Conversion of Bacillus thermocatenulatus lipase into an efficient phospholipase with increased activity towards long-chain fatty acyl substrates by directed evolution and rational design.

Abstract

The thermoalkalophilic lipase from Bacillus thermocatenulatus BTL2 exhibits a low phospholipase activity (lecithin/tributyrin ratio 0.03). A single round of random mutagenesis of the BTL2 gene followed by screening of 6000 transformants on egg-yolk plates identified three variants with 10-12-fold increased phospholipase activities, corresponding to lecithin/tributyrin ratios of 0.16-0.36. All variants were specific for the sn-1 acyl ester bond of 1-palmitoyl-2-oleoyl-sn-glycero-3-phosphocholine. Mutations occurred predominantly in the N-terminal part of BTL2 with regions surrounding the predicted helix alpha(4) and lid as hotspots.

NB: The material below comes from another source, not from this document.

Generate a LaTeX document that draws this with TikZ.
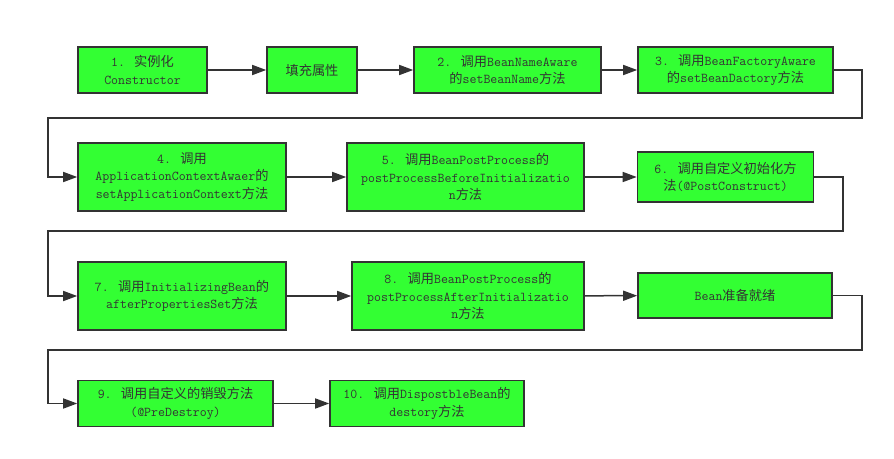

Two mutations, L184P located in the predicted helix alpha(4) and H15P found in the highly conserved oxy-anion hole motif among hydrolases, were identified to account for increased phospholipase activity. Two of the three variants showed reduced activities towards medium- and long-chain fatty acyl methyl esters compared to the wild-type enzyme. Substitution of Leu353 with Ser, which is located adjacent to the active site histidine and is important for phospholipase activity in the Staphylococcus hyicus lipase, increased the absolute phospholipase activities of the variants, but not of BTL2, approximately 2-fold. The engineered best variant displayed a lecithin/tributyrin ratio of 0.52, corresponding to a 17-fold increase compared to the wild-type enzyme. Moreover, this variant exhibited a 1.5-4-fold higher activity towards long-chain fatty acyl methyl ester (C18:1, C18:2, C18 and C20) compared to BTL2. A second round of mutagenesis and screening on lecithin-plates yielded no new variants with further increased phospholipase/lipase activity ratios, but instead one variant with a 5-fold increased expression rate and two variants with a 3-fold reduced activity towards triolein were obtained.